Applying it to party list also seems pretty obvious at first. Say the 
voters rate/grade parties the way one would candidates in MJ. Then, to 
solve, just set k very large (or solve the uncapacitated facility 
location problem, which has no such limit k) and get the party weights. 
Then feed those to Webster's algorithm to get seat counts for each party.

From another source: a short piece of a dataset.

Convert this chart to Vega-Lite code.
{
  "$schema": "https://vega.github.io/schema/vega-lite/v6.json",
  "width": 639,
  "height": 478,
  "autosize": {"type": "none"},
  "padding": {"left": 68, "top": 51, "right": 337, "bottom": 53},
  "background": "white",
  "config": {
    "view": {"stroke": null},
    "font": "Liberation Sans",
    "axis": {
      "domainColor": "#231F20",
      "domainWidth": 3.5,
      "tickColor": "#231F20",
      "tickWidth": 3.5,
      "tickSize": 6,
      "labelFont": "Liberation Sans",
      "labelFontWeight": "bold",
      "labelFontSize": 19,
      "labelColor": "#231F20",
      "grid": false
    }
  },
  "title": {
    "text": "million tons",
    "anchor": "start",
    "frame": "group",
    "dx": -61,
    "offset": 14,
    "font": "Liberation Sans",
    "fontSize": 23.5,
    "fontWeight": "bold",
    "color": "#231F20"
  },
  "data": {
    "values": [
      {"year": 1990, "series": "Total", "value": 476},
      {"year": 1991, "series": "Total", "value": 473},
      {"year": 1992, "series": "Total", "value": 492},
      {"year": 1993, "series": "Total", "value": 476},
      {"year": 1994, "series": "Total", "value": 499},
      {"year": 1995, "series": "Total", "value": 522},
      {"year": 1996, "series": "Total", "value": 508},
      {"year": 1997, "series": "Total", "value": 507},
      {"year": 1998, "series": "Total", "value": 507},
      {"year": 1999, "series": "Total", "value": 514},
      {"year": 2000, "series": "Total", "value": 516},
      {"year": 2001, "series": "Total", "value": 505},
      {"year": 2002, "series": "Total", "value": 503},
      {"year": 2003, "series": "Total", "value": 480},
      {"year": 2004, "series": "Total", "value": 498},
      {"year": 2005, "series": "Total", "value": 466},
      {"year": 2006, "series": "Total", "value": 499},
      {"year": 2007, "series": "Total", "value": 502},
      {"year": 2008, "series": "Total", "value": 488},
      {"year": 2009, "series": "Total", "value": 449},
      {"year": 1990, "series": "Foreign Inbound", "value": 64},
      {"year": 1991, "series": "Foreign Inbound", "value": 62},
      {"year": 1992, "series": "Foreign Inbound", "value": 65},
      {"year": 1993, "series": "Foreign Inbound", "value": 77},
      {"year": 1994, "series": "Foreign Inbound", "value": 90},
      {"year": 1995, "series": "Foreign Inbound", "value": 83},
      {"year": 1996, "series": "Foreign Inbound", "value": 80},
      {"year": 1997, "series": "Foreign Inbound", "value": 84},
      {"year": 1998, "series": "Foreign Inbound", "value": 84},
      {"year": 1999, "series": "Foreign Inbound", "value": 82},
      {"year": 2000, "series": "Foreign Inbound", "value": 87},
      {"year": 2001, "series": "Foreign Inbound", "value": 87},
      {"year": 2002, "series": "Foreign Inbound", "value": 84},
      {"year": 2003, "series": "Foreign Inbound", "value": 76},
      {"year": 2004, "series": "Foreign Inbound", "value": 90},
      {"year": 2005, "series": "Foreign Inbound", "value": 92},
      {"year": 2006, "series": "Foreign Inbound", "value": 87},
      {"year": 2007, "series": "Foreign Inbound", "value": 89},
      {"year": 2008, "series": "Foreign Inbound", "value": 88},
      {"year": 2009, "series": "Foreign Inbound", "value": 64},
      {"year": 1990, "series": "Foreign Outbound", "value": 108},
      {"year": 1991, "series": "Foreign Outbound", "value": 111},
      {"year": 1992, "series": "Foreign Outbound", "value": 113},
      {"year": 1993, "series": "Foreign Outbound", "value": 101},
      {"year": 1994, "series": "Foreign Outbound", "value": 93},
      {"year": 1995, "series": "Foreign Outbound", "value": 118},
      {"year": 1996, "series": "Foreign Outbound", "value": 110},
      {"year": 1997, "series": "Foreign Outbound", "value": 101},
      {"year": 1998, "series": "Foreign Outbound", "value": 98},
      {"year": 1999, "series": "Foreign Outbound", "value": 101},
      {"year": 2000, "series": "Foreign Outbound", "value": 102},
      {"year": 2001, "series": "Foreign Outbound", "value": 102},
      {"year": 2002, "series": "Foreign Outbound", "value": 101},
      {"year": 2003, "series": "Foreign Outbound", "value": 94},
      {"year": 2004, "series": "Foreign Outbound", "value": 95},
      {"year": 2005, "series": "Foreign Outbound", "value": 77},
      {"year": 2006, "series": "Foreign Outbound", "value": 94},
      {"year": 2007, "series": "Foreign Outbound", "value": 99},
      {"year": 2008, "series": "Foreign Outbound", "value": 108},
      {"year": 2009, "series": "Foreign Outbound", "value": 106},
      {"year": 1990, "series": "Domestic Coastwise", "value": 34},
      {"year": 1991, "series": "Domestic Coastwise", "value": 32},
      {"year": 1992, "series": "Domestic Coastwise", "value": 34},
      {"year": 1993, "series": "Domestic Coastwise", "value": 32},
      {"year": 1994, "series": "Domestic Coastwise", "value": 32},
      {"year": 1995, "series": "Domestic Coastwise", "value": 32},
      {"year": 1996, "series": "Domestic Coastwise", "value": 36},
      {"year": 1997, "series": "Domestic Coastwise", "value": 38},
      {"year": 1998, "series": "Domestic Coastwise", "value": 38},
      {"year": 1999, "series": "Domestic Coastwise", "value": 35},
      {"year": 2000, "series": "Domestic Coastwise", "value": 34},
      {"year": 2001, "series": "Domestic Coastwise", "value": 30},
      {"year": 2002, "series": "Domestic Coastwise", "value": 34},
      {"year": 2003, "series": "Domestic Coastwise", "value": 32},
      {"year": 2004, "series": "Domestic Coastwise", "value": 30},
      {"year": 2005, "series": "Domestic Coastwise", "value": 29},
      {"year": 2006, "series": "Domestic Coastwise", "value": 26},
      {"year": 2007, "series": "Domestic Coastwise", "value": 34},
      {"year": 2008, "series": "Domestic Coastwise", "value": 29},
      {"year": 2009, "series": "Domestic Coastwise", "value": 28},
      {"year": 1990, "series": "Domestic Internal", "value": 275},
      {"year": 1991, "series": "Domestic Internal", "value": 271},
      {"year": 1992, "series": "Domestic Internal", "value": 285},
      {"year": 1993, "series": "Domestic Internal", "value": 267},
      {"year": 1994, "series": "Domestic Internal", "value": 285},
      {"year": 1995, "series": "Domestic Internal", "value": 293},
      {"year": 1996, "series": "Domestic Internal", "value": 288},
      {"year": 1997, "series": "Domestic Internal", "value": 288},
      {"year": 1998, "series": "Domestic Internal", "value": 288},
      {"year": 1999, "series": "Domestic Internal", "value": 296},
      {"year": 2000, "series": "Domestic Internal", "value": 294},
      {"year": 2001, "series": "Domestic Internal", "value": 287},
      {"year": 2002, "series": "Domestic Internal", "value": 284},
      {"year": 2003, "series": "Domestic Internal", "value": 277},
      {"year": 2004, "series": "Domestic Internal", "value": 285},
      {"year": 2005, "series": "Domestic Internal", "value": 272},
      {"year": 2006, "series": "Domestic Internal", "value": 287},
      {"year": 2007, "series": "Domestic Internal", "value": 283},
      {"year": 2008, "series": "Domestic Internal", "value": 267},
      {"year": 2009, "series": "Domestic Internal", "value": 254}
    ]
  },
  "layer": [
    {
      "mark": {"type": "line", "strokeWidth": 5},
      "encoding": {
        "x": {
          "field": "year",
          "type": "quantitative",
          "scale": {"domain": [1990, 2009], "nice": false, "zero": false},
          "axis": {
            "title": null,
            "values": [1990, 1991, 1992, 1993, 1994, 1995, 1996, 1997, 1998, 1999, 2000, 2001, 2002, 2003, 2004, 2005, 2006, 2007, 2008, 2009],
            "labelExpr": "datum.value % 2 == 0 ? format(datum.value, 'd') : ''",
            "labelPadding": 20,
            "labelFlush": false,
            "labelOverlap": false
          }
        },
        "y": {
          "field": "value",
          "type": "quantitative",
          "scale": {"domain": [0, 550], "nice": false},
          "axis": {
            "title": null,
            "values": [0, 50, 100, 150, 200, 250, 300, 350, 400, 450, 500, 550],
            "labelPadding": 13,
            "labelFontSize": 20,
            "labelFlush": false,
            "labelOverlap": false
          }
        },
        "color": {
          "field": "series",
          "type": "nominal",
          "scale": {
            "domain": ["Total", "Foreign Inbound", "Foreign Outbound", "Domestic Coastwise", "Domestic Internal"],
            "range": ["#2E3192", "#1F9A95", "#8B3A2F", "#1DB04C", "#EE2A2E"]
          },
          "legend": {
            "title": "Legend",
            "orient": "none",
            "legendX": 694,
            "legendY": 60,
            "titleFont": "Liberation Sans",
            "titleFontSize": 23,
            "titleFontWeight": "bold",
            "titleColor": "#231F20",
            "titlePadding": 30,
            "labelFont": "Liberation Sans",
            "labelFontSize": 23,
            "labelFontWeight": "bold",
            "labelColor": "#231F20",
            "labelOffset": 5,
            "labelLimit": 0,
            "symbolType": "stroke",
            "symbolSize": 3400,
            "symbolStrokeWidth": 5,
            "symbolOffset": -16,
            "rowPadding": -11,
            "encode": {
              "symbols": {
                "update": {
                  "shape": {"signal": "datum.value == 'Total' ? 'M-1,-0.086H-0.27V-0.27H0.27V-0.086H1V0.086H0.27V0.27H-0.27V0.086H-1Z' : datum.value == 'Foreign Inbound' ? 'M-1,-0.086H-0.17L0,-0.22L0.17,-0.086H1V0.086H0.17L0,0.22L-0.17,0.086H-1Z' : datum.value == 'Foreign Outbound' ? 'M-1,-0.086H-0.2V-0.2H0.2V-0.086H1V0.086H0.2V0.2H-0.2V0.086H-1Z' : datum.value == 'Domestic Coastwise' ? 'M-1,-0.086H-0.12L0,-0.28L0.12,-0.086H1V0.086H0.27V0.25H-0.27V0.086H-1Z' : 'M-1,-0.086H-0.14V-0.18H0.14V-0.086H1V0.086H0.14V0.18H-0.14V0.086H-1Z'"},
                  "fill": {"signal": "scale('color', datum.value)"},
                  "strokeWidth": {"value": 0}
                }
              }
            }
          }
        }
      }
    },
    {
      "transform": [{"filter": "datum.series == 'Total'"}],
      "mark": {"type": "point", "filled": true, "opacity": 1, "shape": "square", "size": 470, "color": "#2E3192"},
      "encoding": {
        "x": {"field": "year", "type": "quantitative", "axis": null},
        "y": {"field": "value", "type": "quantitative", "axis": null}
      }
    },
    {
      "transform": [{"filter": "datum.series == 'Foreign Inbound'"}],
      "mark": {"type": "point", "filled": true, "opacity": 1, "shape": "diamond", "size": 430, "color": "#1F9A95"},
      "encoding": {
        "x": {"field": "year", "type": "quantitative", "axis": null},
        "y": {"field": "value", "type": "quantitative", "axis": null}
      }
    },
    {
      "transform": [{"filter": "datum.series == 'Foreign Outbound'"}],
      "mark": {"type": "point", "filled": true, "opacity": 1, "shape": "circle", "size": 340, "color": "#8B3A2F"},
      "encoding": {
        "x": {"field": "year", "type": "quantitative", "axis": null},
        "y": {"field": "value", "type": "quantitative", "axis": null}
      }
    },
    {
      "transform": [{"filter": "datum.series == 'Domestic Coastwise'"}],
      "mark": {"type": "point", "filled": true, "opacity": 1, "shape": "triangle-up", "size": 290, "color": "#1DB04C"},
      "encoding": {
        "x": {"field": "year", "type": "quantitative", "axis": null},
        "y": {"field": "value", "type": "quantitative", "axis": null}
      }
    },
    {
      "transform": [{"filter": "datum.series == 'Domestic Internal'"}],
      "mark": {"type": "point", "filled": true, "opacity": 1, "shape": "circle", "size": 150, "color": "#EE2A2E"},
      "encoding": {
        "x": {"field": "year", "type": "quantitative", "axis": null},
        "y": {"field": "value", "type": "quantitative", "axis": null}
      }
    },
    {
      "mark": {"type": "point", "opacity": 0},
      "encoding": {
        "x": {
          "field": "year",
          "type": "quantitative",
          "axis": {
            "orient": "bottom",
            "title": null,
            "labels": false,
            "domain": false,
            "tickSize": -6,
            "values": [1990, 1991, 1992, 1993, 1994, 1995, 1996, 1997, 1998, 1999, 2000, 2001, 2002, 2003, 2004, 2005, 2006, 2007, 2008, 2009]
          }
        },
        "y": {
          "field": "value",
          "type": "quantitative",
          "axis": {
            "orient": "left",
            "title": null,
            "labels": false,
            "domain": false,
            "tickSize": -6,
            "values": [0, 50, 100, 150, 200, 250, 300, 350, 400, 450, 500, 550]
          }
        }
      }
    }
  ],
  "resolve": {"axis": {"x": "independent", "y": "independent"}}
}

However, that could leave some parties with zero seats. One way of 
handling this would be by elimination of those parties and running the 
method again. That's the IRV approach, and probably would lead to or 
increase nonmonotonicity. Another approach is more Bucklinesque. Start 
with k=1 and increase until one of the parties get zero seats. Pick the 
greatest k that gives every party at least one seat, and go with that. 
It's not perfect, but probably the best one can do short of an integer 
program (which would be rather complex)[3]. Furthermore, one would have 
to prove that "early factionalist lock-in" wouldn't happen. Say that 
there are a few voters that give their party max and every other party 
min. Then perhaps these would, due to their uncompromising nature, would 
get the fringe party a nonzero weight at low k. In that case, the party 
would get zero seats, but in doing so, would bar other minor parties 
that could appear later on. But perhaps this can't happen because the 
fringe party is always given support after less fringe parties.

In any case, the Bucklin approach would appear to handle an LCR 
equivalent the way we'd expect it to, e.g.:

46: L(Excellent, 3) C(Good, 2) R(Poor, 1)
43: R(Excellent, 3) C(Good, 2) L(Poor, 1)
11: C(Excellent, 3) R(Good, 2) L(Poor, 1)

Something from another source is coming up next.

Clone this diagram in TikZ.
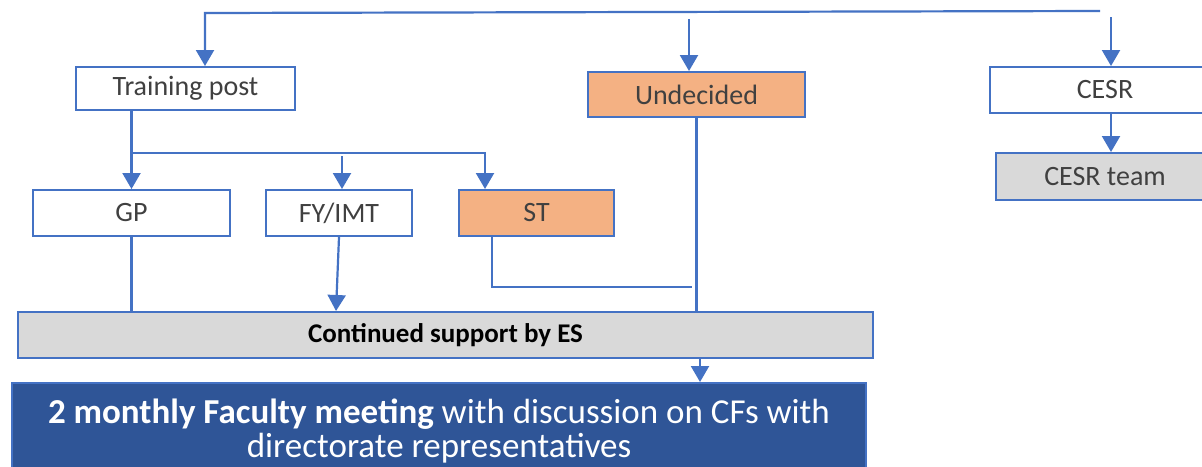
\documentclass[tikz,border=0pt]{standalone}
\usepackage{fontspec}
\setmainfont{Carlito}
\usetikzlibrary{arrows.meta}
\definecolor{boxblue}{HTML}{4472C4}
\definecolor{boxorange}{HTML}{F4B183}
\definecolor{boxgrey}{HTML}{D9D9D9}
\definecolor{boxnavy}{HTML}{2F5597}
\definecolor{textgrey}{HTML}{404040}
\tikzset{
  box/.style={draw=boxblue, line width=1pt, fill=white, text=textgrey,
    inner sep=0pt, font=\fontsize{14}{16}\selectfont},
  line/.style={draw=boxblue, line width=1.1pt},
  arr/.style={line, -{Triangle[width=9pt,length=8pt]}}
}
\begin{document}
\begin{tikzpicture}[x=0.5pt,y=-0.5pt]
    \clip (0,0) rectangle (1202,466);
    \fill[white] (0,0) rectangle (1202,466);

    % boxes
    \node[box, minimum width=109.5pt, minimum height=21.5pt] (tp) at (185.5,88.5) {Training post};
    \node[box, fill=boxorange, minimum width=108.5pt, minimum height=22.5pt] (und) at (696.5,94.5) {Undecided};
    \node[box, minimum width=115pt, minimum height=23pt] (cesr) at (1105,90) {CESR};
    \node[box, fill=boxgrey, minimum width=109pt, minimum height=23.5pt] (cesrt) at (1105,176.5) {CESR team};
    \node[box, minimum width=98.5pt, minimum height=23pt] (gp) at (131.5,213) {GP};
    \node[box, minimum width=73pt, minimum height=23pt] (fy) at (339,213) {FY/IMT};
    \node[box, fill=boxorange, minimum width=77.5pt, minimum height=23pt] (st) at (536.5,213) {ST};
    \node[box, fill=boxgrey, text=black, minimum width=427.5pt, minimum height=23pt,
      font=\fontsize{13.5}{16}\selectfont] (es) at (445.5,335) {\bfseries Continued support by ES};
    \node[box, fill=boxnavy, text=white, minimum width=427pt, minimum height=48pt,
      align=center, font=\fontsize{17.5}{17}\selectfont] (fac) at (439,431)
      {\textbf{2 monthly Faculty meeting} with discussion on CFs with\\directorate representatives};

    % top bus
    \coordinate (busL) at (205,13);
    \coordinate (busR) at (1100,11);
    \coordinate (undin) at (689,19);
    \coordinate (cesrin) at (1111,17);
    \draw[arr] (busR) -- (busL) -- (busL |- tp.north);
    \draw[arr] (undin) -- (undin |- und.north);
    \draw[arr] (cesrin) -- (cesrin |- cesr.north);
    \draw[arr] ([xshift=3pt]cesr.south) -- ([xshift=3pt]cesrt.north);

    % training post branches
    \coordinate (tpsplit) at (133,153);
    \coordinate (fyin) at (342,156);
    \draw[arr] (gp.north |- tp.south) -- (gp.north);
    \draw[arr] (tpsplit) -| (st.north -| 485,0);
    \draw[arr] (fyin) -- (fyin |- fy.north);

    % into continued support
    \coordinate (stend) at (692,287);
    \draw[line] (gp.south) -- (gp.south |- es.north);
    \draw[arr] (fy.south) -- ([xshift=-1.5pt]fy.south |- es.north);
    \draw[line] (st.south -| 492,0) |- (stend);
    \draw[line] (und.south) -- (und.south |- es.north);
    \draw[arr] (es.south -| 700,0) -- (fac.north -| 700,0);
\end{tikzpicture}
\end{document}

If there's only one seat, then k=1 will give C one seat, but k=2 will 
give R and L less than a seat each, so k=1 is chosen and C wins. But 
with two seats, k=2 gives R and L one seat each, as desired.

For an ordinary (unweighted) candidate multiwinner method, one would 
need a capacitated version of the k-median problem. Set k = number of 
seats and the max capacity to ceil((num voters)/(num seats)). Then, by 
pigeonhole, k candidates will be closer to one quota's worth of weight 
than to any other number of quotas' worth, and every other candidate 
will have weight zero.

Capacitated k-median could also be used to set an upper limit to the 
weight of any candidate in a weighted method, e.g. a 10% limit mentioned 
elsewhere.

---

To conclude, though, there are many approximation algorithms for the 
k-median problem. Some of these might be simple enough, fast enough, and 
close enough to the exact result that they could be used. They could 
then be used for weighted candidate methods, or might be combined with 
the Bucklin approach to create a party list method that, although not 
perfect, would be considerably better than plurality-based party list 
PR. (Whether it is possible depends on whether the factionalist lock-in 
scenario is a real problem.)

---

[1] I'd imagine it to be NP-hard for discrete ones, too, by reduction 
from set cover.

[2] At first glance, the distance seems to obey the triangle inequality, 
simply because of the infinities. To make d fully metric, we would need 
to relax it to the following:
	d_xy is
		infinite if both of p_x and p_y are voters or candidates,
		-r{a, b} otherwise (if p_x is the ath voter and p_y the bth candidate 
or vice versa)
But that raises the possibility that the method would pick from the 
voters rather than the candidates. This could, I think, be avoided by 
adding a large number of "phantom voters" that vote every candidate 
equally so that v >> c.

[3] The problem is that ineffective votes can happen here as well, due 
to how the quantization is not connected to the rest of the method. Say 
that a bunch of left parties get slightly short of two seats each, and a 
major right-wing party takes the remaining seats. Had the left voters 
known this, they could have moved the excess from each party into some 
other left-wing party and taken at least one seat from the right-wing; 
and so, we'd like the method to do that automatically. But the above 
won't do so because the weighted vote stage has no idea of how the 
quantization by rounding works. (Statistical Condorcet will do the right 
thing, though in a ranked setting; and until I've optimized it, it's 
intractable for large party list elections.)